Contrast that with the rest Jesus gives. Jesus’ rest consists of the forgiveness of sins. He paid for everything you would have to work off before God. Everything you’d have to make up to God, all the sins you’ve committed and mistakes you’ve made, — they’ve all been paid for by Jesus. Jesus’ rest is complete. It is total. It is finished. He said so from the cross, and every word is true. Jesus lived and died and shed His blood to silence that little voice inside you forever. He lives to remind you that you don’t need that little voice anymore, and to show you one day that He has saved you in spite of your sins and your unworthiness. There’s nothing more we need to do to make God happy! Jesus has done it all. Jesus did everything God wanted Him to, perfectly. There’s nothing left to do. It is true and it is yours, every day from now until you go home to heaven – and it will be true in heaven too.
Now Jesus gives you that rest for your soul. Jesus’ rest comes to you through His Word, whenever you hear it or think about it.
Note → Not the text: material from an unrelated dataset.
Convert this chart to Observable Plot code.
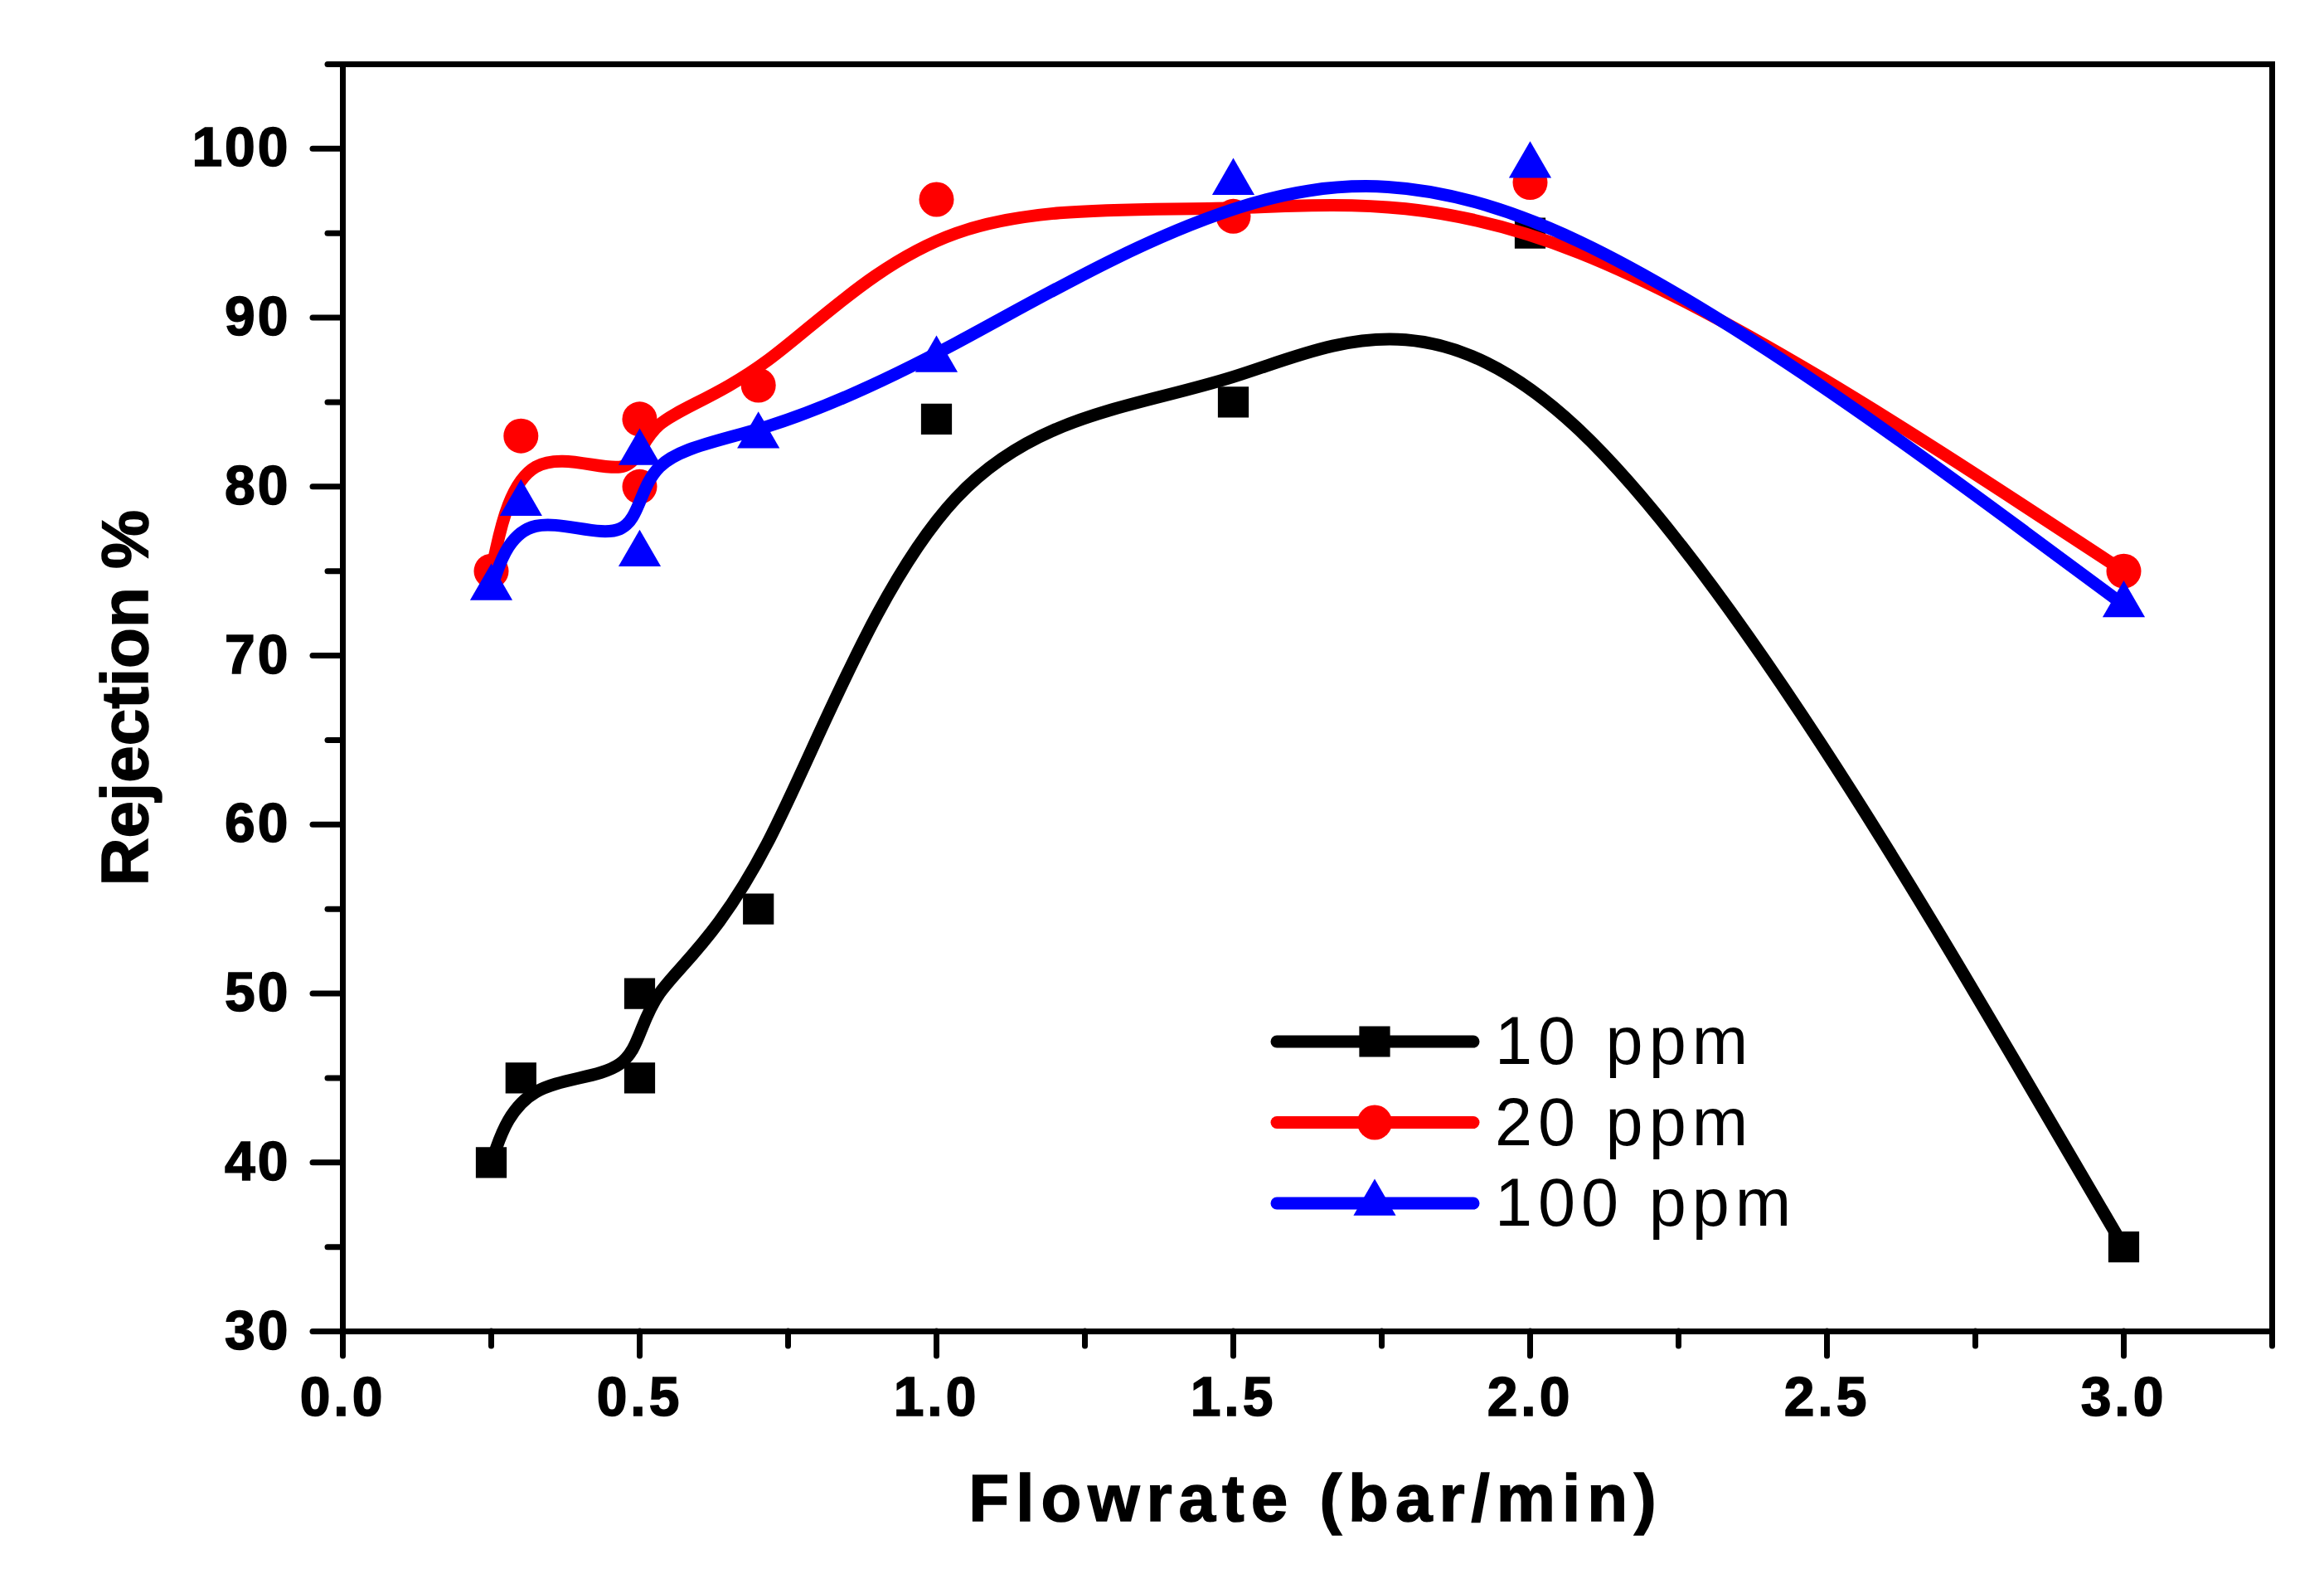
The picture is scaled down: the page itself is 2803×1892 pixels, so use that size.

That’s God’s way of working in your heart and causing that rest to spread and grow in your soul – through His Word. Jesus’ rest comes to you every time you come to His table and He gives you His body and blood. That’s your personal assurance that Jesus’ rest is real and it’s for you.
Jesus reigns as King over all to make sure you never lose the rest He’s given you. He still guides and controls all things for your good. All nations serve Him, whether they know it or not. He has purchased them for God with His blood, and all things are from Him and to Him and through Him, Paul tells us. Jesus rules over everything that happens in the world. Nothing happens without His permission or His approval. Nothing happens that He doesn’t use for your good. Do you understand what that means? Nothing happens that’s not for your good. Nothing. Even when tragedy hits your family or you suffer unjustly and you don’t understand why, Jesus is still in control. He is still your loving King who lives forever. He still is your Rest. He still is Shiloh, and He will be, forever – for you and for me. Thanks be to Christ, our wonderful Rest and our Advent King. Amen.